Saturday, November 5, 2011

November 5, 2011


           This is mangrove damaged by storm activity. You can see the red mangrove roots exposed while the black mangrove (the taller trees) say back from the edge and build land. This process takes about 100 years. I took the boat tour this morning and was the only passenger, so the captain and I chatted about economics instead of wildlife. Like myself, he was a former union worker. He made his $500 per day on the ocean liners. Now he runs a tour boat and glad to get that. Otherwise, the trip was uneventful as a brisk morning wind kept the birds under shelter.
           These grainy photos are not Argus-grade at all, which is my inspiration to get a good camera soon. We saw a spectacular green heron but all four of my shots turned out overexposed in the bright morning sun. All this country needs is a good $10 camera. It was a bitter cold again, the early signs of a chilly winter this year. That’s okay, I’ll be snug and warm, and very well-fed.

           You only need to find lyrics on-line once to learn the music world is full of total morons. He can play guitar, but capitalizing the first word of every sentence, that he finds difficult. Yeah, I know, creative people often can’t spell. But copying out somebody else’s words is hardly being creative, there Bubba. I mean, how can you rely on somebody who can’t spell? It means he can’t read, write, or think, either. People, these skills are inter-related. If you can’t read, you can’t follow directions.
           I formed up the index of my song words, 5,881 words so far in 23 tunes. This is my stage cheat booklet, since I’m compelled to do music I don’t personally like. Such as Hank junior’s “Family Tradition”. It passes all my tests. I just don’t like it. I can play these tunes, just not very well. I haven’t dug out the drum machine yet, but if I want to go anywhere, I’d better rig that thing up again. My eBass is producing a ground hum I can’t find. I hope it isn’t one of those custom pickups.

           I’ve eliminated all Blues from my set, even as variety. Yucky Blues, nothing new in 30 years Blues, I have yet to meet a guitar player who admits he can’t play the blues. Number one blues tune I do not play? “Before You ‘Cuse Me”, and I don’t want to hear any of the standard twaddle about what a wonderful song it is. It is run of the mill hack blues from the scrap heap of history. I’m just and simply done playing that song if I can help it.
           Nothing of consequence happened today. I’m reading “Cosmos” by Sagan, not one of my favorite authors. He relies on access to inside information most of us would have trouble getting at, so I’ll read anything he has to say about Mars landers and space probes. His style is a little flowery, like I suppose my own writing would sound if I went back over it sentence by sentence with a Thesaurus and gussied things up. So I shouldn’t be too critical—one day I may get a best seller and have to do the same for a living.

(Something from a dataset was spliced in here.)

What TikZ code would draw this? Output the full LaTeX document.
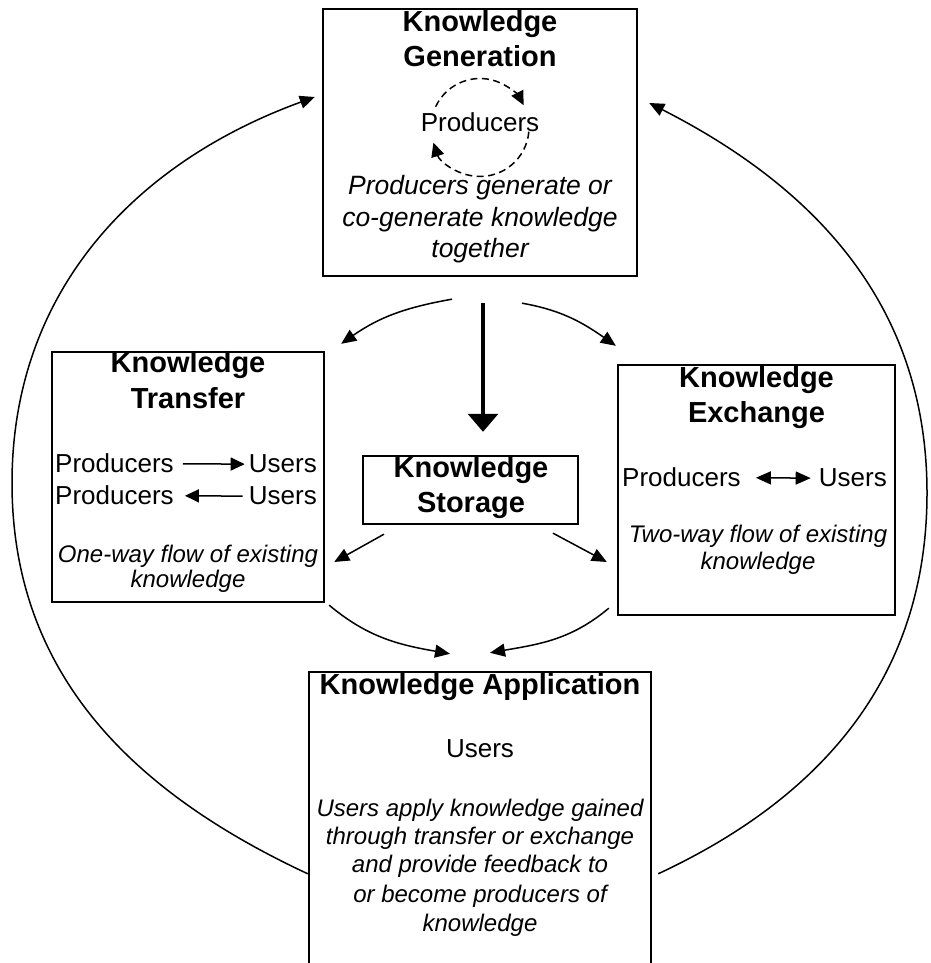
\documentclass[tikz,border=0pt]{standalone}
\usepackage{fontspec}
\setmainfont{Liberation Sans}
\usetikzlibrary{arrows.meta,calc}
\begin{document}
\begin{tikzpicture}[x=1pt,y=1pt,
  box/.style={draw, line width=2.4pt, inner sep=0pt},
  ttl/.style={anchor=base, inner sep=0pt, font=\fontsize{29}{35}\selectfont\bfseries},
  reg/.style={anchor=base, inner sep=0pt, font=\fontsize{26}{31}\selectfont},
  regw/.style={anchor=base west, inner sep=0pt, font=\fontsize{26}{31}\selectfont},
  rege/.style={anchor=base east, inner sep=0pt, font=\fontsize{26}{31}\selectfont},
  itl/.style={anchor=base, inner sep=0pt, font=\fontsize{24}{29}\selectfont\itshape},
  itg/.style={anchor=base, inner sep=0pt, font=\fontsize{26.5}{31.5}\selectfont\itshape},
  con/.style={line width=1.5pt, -{Triangle[length=15pt,width=13pt]}},
  small/.style={line width=1.5pt, -{Triangle[length=14pt,width=13pt]}},
]
\useasboundingbox (0,0) rectangle (930,963);
\fill[white] (0,0) rectangle (930,963);

% boxes
\node[box, minimum width=314pt, minimum height=267pt] (gen) at (480,820.5) {};
\node[box, minimum width=272pt, minimum height=250pt] (tra) at (188,486) {};
\node[box, minimum width=277pt, minimum height=250pt] (exc) at (756.5,473) {};
\node[box, minimum width=215pt, minimum height=68pt] (sto) at (470.5,473) {};
\node[box, minimum width=342pt, minimum height=306pt] (app) at (480,138) {};

% generation texts
\node[ttl] (g1) at (480,931) {Knowledge};
\node[ttl] (g2) at (480,896) {Generation};
\node[reg] (gp) at (480,831) {Producers};
\coordinate (gc) at (480,835.5);
\node[itg] (gi1) at (480,768) {Producers generate or};
\node[itg] (gi2) at (480,736.5) {co-generate knowledge};
\node[itg] (gi3) at (480,705) {together};
\draw[line width=1.5pt, dash pattern=on 7pt off 4.5pt, -{Triangle[length=14pt,width=13pt]}]
  ([shift={(155:49)}]gc) arc[start angle=155, end angle=27, radius=49];
\draw[line width=1.5pt, dash pattern=on 7pt off 4.5pt, -{Triangle[length=14pt,width=13pt]}]
  ([shift={(-5:49)}]gc) arc[start angle=-5, end angle=-162, radius=49];

% transfer texts
\node[ttl] (t1) at (188,590) {Knowledge};
\node[ttl] (t2) at (188,554) {Transfer};
\node[regw] (tp1) at (55,490) {Producers};
\node[rege] (tu1) at (317,490) {Users};
\node[regw] (tp2) at (55,458) {Producers};
\node[rege] (tu2) at (317,458) {Users};
\draw[small, shorten <=9pt, shorten >=4pt] (tp1.east) -- (tu1.west);
\draw[small, shorten <=6pt, shorten >=11pt] (tu2.west) -- (tp2.east);
\node[itl] (ti1) at (188,400) {One-way flow of existing};
\node[itl] (ti2) at (188,375) {knowledge};

% exchange texts
\node[ttl] (e1) at (756.5,575) {Knowledge};
\node[ttl] (e2) at (756.5,540) {Exchange};
\node[regw] (ep) at (622,476) {Producers};
\node[rege] (eu) at (887,476) {Users};
\draw[line width=1.5pt, {Triangle[length=15pt,width=13pt]}-{Triangle[length=15pt,width=13pt]}, shorten <=15pt, shorten >=8pt] (ep.east) -- (eu.west);
\node[itl] (ei1) at (758,420) {Two-way flow of existing};
\node[itl] (ei2) at (758,393) {knowledge};

% storage texts
\node[ttl] (s1) at (471,485) {Knowledge};
\node[ttl] (s2) at (471,450) {Storage};

% application texts
\node[ttl] (a1) at (480,268) {Knowledge Application};
\node[reg] (au) at (480,205) {Users};
\node[itl] (ai1) at (480,146) {Users apply knowledge gained};
\node[itl] (ai2) at (480,118) {through transfer or exchange};
\node[itl] (ai3) at (480,90) {and provide feedback to};
\node[itl] (ai4) at (480,60.5) {or become producers of};
\node[itl] (ai5) at (480,31) {knowledge};

% connectors
\draw[line width=3.2pt, -{Triangle[length=18pt,width=30pt]}]
  ($(gen.south)+(3,-26)$) -- ($(sto.north)+(12.5,23)$);
\draw[con] ($(gen.south)+(-28,-22)$) to[out=190,in=35] ($(tra.north east)+(16,7)$);
\draw[con] ($(gen.south)+(42,-26)$) to[out=-10,in=145] ($(exc.north west)+(-1,18)$);
\draw[con] ($(sto.south)+(-86.5,-9)$) -- ($(tra.east)+(9,-85)$);
\draw[con] ($(sto.south)+(82.5,-8)$) -- ($(exc.west)+(-10,-72)$);
\draw[con] ($(tra.south east)+(4,-2)$) to[out=-40,in=170] ($(app.north)+(-30,17)$);
\draw[con] ($(exc.south west)+(-8,8)$) to[out=220,in=10] ($(app.north)+(10,18)$);

\coordinate (lft) at (12,480);
\coordinate (rgt) at (927,470);
\draw[con] ($(app.north west)+(0,-203)$) to[out=155,in=-90] (lft) to[out=90,in=200] ($(gen.west)+(-7,45.5)$);
\draw[con] ($(app.north east)+(6,-203)$) to[out=25,in=-90] (rgt) to[out=90,in=-27] ($(gen.east)+(11,39.5)$);
\end{tikzpicture}
\end{document}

           By inside information, I don’t mean state secrets. More like how he states the US spent ten trillion dollars on the Cold War. Where would the average person even go to find the numbers to add up? Sagan points out with that much money we could have bought everything in the US except the land, so presumably we could have bought everything in the Soviet Union as well. Don’t think it unfeasible. Look at Alaska.
           Sagan also drags the reader down by stressing the human side of science. My personal opinion is that is not the best approach for a text book. A comic book, maybe, but most people wanting to learn about the rings of Saturn don’t really care that Sagan met so and so at a dinner party in Michigan. I have long developed the ability to read such books and tune out the extraneous names. You have to be careful though, because some sorry excuses for professors will put those names on the exam. And you won’t be winning many game shows, either.
           You know, where they have to ask who discovered relativity because they know the contestant has no clue what relativity is. Jeopardy. Cash Cab. Wheel of Fortune. Where the questions are geared down to audience level. I liked the original productions of the millionaire show because at first the writers didn’t know and were asking real questions. But now, I get stumped at tier 3 when they ask who co-starred in some soap opera.